## Start
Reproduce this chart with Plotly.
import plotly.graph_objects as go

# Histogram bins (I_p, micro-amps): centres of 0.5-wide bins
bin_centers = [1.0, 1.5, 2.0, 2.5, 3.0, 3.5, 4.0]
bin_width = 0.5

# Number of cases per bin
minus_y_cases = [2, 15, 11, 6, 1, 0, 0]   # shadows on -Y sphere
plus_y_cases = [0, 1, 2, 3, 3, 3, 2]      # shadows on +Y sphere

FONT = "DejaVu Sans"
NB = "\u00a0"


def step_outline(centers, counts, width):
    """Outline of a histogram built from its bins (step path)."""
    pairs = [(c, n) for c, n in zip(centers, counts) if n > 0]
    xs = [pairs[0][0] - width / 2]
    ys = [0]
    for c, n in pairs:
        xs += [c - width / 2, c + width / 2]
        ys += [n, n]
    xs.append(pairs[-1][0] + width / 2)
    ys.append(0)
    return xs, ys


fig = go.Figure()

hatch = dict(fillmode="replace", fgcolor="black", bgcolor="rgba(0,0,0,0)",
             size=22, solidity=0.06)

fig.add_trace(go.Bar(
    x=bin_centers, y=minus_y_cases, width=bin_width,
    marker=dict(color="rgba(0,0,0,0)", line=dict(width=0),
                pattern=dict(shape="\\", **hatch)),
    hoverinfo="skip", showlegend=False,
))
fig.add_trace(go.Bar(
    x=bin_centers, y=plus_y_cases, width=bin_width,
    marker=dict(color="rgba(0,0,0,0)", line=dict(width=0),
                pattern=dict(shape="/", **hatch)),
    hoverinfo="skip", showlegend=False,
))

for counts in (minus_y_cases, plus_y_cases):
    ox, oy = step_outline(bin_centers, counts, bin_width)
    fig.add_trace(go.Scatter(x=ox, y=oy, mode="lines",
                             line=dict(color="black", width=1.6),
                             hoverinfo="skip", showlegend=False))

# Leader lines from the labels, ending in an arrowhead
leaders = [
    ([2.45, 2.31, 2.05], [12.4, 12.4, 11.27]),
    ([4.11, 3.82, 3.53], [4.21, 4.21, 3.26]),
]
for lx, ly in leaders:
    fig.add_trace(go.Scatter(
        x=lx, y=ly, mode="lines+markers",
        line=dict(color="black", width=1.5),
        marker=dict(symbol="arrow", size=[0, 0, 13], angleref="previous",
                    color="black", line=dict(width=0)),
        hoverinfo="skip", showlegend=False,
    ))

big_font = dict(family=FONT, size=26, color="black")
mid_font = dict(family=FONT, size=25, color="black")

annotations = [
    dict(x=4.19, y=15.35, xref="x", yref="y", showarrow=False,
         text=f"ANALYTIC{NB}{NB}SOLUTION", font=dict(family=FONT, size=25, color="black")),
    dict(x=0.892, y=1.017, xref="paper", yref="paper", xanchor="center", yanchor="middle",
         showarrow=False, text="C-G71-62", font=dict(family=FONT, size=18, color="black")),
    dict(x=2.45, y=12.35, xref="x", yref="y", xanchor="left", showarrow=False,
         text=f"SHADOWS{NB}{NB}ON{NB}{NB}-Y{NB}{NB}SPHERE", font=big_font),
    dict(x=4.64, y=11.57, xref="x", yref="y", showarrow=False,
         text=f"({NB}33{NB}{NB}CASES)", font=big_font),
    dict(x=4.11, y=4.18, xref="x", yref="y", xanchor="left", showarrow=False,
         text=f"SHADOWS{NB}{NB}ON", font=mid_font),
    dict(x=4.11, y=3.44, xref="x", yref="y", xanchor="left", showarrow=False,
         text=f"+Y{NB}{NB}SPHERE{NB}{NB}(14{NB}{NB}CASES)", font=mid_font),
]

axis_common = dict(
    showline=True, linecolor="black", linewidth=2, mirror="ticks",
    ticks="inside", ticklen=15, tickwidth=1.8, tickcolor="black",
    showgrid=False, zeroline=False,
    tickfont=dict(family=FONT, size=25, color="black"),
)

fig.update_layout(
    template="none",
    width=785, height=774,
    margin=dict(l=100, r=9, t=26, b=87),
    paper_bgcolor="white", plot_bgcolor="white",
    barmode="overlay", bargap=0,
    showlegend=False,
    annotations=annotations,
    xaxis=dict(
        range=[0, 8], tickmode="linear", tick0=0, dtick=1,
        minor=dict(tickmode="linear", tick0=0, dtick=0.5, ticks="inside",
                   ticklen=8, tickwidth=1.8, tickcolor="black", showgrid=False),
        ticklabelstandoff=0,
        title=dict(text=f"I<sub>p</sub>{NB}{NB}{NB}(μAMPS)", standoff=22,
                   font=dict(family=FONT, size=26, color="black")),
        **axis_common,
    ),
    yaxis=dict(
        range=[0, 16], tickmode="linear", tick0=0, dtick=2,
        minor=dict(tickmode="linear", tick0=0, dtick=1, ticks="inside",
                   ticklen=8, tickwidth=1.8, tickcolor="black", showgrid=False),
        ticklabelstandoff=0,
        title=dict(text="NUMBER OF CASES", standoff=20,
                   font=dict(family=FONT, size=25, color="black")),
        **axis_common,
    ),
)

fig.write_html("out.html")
## End
## Start
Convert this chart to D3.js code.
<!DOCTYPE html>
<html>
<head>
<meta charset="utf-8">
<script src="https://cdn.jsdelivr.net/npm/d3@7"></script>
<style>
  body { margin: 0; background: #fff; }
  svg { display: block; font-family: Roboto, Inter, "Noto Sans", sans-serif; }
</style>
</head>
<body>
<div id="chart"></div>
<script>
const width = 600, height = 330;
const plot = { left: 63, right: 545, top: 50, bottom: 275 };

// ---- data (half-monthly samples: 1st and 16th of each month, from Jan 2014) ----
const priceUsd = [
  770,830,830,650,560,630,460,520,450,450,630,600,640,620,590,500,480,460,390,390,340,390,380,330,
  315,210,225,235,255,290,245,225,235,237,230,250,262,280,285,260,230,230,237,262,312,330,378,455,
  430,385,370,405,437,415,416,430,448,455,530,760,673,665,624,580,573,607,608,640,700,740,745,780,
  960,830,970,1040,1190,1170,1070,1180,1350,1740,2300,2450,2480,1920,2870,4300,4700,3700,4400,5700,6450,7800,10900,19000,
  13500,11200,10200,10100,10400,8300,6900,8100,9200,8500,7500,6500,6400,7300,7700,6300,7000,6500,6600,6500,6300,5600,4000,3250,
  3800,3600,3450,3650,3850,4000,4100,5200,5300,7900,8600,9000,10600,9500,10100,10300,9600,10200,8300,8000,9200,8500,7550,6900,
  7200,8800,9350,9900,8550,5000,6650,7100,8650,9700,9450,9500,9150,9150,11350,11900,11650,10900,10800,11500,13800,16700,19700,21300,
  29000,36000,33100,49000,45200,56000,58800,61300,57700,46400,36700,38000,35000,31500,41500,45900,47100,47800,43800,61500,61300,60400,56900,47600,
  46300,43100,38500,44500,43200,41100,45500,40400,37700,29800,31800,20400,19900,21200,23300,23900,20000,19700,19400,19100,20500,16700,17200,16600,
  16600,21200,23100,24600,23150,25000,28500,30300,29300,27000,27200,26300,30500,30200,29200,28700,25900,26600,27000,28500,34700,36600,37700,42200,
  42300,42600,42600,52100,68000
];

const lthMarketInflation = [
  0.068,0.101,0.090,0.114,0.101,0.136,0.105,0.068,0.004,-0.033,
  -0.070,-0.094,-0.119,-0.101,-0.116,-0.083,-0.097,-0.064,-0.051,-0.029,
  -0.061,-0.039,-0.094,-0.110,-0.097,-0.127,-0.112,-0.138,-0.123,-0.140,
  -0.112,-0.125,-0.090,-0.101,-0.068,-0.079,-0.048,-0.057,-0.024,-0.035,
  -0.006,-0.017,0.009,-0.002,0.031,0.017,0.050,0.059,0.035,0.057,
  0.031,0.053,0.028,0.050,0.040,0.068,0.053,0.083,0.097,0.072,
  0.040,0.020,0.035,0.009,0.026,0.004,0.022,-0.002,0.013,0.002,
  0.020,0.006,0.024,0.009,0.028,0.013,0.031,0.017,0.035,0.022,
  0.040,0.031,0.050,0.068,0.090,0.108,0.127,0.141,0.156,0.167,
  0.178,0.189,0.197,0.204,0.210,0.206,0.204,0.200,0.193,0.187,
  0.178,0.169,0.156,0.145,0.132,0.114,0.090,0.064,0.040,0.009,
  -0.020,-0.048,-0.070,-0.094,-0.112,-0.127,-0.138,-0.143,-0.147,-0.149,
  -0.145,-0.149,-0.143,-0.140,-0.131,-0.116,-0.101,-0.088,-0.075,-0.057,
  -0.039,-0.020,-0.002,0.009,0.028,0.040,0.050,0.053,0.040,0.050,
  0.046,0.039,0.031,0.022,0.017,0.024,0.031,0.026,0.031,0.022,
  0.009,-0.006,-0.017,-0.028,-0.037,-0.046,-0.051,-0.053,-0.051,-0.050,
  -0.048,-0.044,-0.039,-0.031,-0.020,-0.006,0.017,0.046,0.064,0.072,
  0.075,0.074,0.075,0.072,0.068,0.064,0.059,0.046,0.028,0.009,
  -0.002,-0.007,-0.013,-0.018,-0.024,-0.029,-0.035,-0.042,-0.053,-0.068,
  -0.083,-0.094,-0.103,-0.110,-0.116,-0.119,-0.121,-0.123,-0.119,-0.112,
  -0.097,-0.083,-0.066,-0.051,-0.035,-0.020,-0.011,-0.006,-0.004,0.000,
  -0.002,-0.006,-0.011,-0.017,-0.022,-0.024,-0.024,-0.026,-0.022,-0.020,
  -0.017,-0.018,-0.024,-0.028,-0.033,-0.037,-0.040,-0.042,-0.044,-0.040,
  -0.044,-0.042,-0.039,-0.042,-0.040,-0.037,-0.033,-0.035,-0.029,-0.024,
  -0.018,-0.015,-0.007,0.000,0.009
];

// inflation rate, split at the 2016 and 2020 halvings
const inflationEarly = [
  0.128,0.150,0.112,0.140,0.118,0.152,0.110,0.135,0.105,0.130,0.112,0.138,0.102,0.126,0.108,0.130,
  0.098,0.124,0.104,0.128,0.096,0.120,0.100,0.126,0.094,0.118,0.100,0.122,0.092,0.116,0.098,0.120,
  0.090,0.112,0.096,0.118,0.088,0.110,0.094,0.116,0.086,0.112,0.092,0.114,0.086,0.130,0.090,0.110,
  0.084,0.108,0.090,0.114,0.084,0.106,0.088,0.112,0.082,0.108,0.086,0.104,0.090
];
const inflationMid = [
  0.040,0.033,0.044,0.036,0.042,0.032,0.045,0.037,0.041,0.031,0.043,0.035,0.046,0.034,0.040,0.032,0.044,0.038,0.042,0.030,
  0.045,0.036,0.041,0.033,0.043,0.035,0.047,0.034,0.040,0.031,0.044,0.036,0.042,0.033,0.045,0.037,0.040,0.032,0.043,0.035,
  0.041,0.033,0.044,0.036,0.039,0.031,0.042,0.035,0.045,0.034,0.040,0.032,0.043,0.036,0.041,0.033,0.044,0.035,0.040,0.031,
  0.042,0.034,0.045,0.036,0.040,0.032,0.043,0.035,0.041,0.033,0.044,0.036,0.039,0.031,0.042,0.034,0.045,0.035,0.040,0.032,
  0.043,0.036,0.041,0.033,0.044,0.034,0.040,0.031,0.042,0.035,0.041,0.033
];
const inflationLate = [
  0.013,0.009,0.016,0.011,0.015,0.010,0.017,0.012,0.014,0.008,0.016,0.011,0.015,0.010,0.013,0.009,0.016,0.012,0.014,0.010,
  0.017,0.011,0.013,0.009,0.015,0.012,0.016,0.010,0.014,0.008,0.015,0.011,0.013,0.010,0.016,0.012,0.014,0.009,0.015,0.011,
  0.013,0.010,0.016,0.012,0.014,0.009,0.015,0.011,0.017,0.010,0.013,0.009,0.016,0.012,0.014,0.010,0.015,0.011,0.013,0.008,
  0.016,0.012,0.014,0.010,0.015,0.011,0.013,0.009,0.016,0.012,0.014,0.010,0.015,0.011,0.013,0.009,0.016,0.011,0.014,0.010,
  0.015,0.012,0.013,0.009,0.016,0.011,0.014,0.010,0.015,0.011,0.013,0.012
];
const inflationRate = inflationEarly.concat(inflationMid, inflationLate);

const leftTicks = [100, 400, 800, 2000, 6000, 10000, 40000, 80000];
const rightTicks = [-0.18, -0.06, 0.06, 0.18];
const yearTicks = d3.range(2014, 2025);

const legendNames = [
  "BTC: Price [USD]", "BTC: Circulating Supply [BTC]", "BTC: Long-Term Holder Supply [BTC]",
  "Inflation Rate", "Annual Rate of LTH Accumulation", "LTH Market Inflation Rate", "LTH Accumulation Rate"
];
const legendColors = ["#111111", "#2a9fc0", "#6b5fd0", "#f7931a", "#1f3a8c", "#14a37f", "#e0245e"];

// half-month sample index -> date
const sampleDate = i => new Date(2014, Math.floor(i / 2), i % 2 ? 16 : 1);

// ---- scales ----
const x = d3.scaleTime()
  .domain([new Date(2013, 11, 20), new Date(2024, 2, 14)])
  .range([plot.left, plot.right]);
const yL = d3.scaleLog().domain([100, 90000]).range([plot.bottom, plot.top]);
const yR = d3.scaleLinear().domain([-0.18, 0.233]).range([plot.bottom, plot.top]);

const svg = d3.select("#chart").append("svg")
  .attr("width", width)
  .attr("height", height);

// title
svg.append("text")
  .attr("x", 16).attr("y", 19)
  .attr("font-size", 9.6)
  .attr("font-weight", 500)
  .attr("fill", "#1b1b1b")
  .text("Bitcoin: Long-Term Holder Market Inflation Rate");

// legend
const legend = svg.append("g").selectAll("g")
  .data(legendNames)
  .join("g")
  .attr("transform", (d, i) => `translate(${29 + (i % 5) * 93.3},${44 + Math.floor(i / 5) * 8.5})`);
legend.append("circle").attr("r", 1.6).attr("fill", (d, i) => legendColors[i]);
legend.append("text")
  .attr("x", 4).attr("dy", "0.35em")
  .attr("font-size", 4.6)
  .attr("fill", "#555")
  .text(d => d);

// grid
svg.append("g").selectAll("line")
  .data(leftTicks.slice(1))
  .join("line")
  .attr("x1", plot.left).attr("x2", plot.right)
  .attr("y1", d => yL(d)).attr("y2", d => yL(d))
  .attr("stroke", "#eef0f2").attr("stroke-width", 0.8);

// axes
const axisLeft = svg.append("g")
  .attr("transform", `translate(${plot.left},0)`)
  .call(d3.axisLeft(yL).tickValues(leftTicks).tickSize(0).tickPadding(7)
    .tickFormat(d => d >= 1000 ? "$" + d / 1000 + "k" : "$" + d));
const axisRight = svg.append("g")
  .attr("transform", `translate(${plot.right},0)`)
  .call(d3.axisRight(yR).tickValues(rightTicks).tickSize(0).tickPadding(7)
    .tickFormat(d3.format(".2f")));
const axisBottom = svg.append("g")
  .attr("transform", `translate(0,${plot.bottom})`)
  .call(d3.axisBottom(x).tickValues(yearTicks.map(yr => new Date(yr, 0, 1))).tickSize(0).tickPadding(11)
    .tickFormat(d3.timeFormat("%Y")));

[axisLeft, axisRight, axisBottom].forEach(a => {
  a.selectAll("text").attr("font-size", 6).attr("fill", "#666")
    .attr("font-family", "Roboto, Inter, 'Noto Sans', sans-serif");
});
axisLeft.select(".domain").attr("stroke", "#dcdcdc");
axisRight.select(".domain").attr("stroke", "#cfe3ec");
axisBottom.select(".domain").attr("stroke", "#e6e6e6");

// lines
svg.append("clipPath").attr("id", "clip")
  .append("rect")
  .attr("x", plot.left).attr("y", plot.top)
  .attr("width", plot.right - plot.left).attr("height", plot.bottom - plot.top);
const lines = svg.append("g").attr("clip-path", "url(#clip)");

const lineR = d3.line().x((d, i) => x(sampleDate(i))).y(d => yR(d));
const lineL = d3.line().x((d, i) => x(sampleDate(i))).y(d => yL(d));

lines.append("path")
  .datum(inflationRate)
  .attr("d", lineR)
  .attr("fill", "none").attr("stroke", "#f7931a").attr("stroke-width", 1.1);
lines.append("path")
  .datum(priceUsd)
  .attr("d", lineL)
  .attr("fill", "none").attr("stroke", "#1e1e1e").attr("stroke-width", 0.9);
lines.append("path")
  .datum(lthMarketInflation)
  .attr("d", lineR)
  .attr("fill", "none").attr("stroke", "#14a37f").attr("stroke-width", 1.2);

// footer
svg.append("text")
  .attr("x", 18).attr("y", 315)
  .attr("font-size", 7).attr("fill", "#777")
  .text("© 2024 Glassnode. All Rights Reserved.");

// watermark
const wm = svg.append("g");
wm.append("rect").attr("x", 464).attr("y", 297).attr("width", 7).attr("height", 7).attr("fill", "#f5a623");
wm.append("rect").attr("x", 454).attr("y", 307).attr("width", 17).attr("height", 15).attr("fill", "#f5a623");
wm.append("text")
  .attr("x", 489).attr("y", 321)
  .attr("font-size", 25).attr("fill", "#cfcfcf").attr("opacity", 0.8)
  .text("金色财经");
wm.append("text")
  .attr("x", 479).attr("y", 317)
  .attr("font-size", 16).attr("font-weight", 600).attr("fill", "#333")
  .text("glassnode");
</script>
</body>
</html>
## End
- [Your goal]: Take every line that includes the string "chart" and copy it.

- [Exercise solution]:
Reproduce this chart with Plotly.
Convert this chart to D3.js code.
<div id="chart"></div>
const svg = d3.select("#chart").append("svg")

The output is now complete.